Ronoh Mutai
Photo credit: Birell Prague Grand Prix

By Andy Edwards

Geoffrey Ronoh, the defending champion in the Birell Prague Grand Prix, leads parallel lives. He is as committed to his career as a Wildlife Ranger in Kenya, combating the menace of poachers, as he is to breaking his own course record of 27:28 in Saturday’s 20th edition of this spectacular evening 10 k race. Recovered from injury which has hindered his progress this year after an outstanding 2014 on the road, he will face tough opposition in fellow Kenyans Daniel Chebii, winner of this title three years ago, and Josphat Kiptis, champion of the Mattoni Olomouc Half Marathon in late June, another of the seven races in the RunCzech Running League.
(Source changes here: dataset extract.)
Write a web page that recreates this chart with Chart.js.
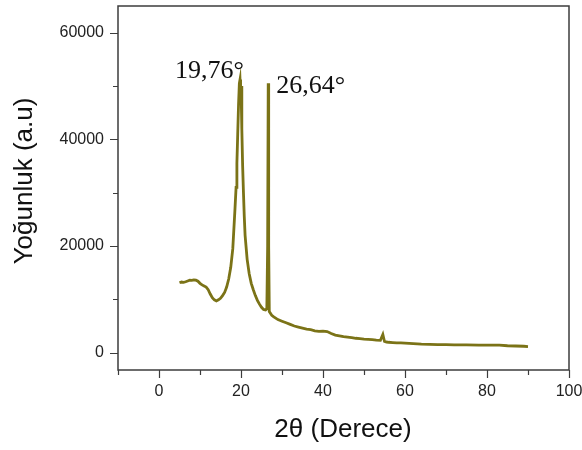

In the women’s field, Viola Jelagat has already caught the eye this year with fourth in the Sportisimo Prague Half Marathon in March and the experienced Caroline Kilel, the 2011 Boston Marathon winner, should pose a threat, as could be the Ethiopian Amane Beriso, who impressed to win the Ostia Half Marathon title in Italy in March. The Birell Prague Grand Prix is an IAAF Gold Label event, the highest category of road race.

As with so many of his fellow elite Kenyan runners, 32 year-old Geoffrey Ronoh exudes the epitome of laidback cool, even with race day approaching and facing questions of whether he can reproduce the devastating form of last year. Not only did he beat the renowned road exponent Geoffrey Mutai by four seconds to win the Birell Prague Grand Prix, he handed the then world record holder in the marathon and his training partner, Wilson Kipsang, a racing lesson in winning the Mattoni Olomouc Half Marathon to announce his arrival as a formidable road racer on the international scene.

His form in 2015 has stuttered because of injury. He was troubled by a hamstring injury after finishing fifth in the Volkswagen Prague Marathon in 2:10:52 in early May, a personal best for the distance but the dominance of the previous year was absent. The persistent injury forced him to withdraw from racing but regular massage and easy running at his base in Iten have revived him. He believes he can produce his best form for Saturday: “This year I had many injuries but my recent training has been going well. I’m back to my normal shape. I want to improve my time of 27:28 and Prague will also be a form guide as I look to run a marathon before the end of the year.”

Any idea that his excellence as a professional runner of three years’ standing is produced by a focus on running, rest and precious little else is soon dispelled, once the conversation turns to his parallel life as a Wildlife Ranger. This is no sinecure, but a proper job bringing danger and shift work which would seem daunting even without the demands of top-class athletics. “I do sentry duty and that includes night shift. I have been taking this positively, I try to utilise my time, I try to budget with it, so when I’m on night duty, I consider it my day and sleep during the day.”

It was a boyhood of weekends and holidays with friends, hunting in the bush, which first attracted him to a career as a ranger which now goes back eleven years. But the young Ronoh began to think of conservation rather than hunting: “We’d go hunting but then I began to think of guarding the animals instead of hunting them, no more killing but looking after them.”

This led to enrolling in the ranger force, mandatory military training including, as Geoffrey Ronoh describes it: “Refresher courses with the British Army when they come to Kenya, I am trained to use a gun. I’ve come across contacts with poachers in my duties and have recovered both guns and ivories.”

This career also provided an impressive stamina base – he describes tracking in the bush up to 200km in a small group, on the lookout for poachers. It’s little wonder he possessed such a formidable engine when he entered the professional running world. As for a future when his running is no longer at the elite level, Geoffrey Ronoh is in no doubt where this lies: “It was an ambition since my schooldays to be a Wildlife Ranger. Some lived in my village and I liked the way they behaved to us. I liked everything about their way of life, what they did for animals.”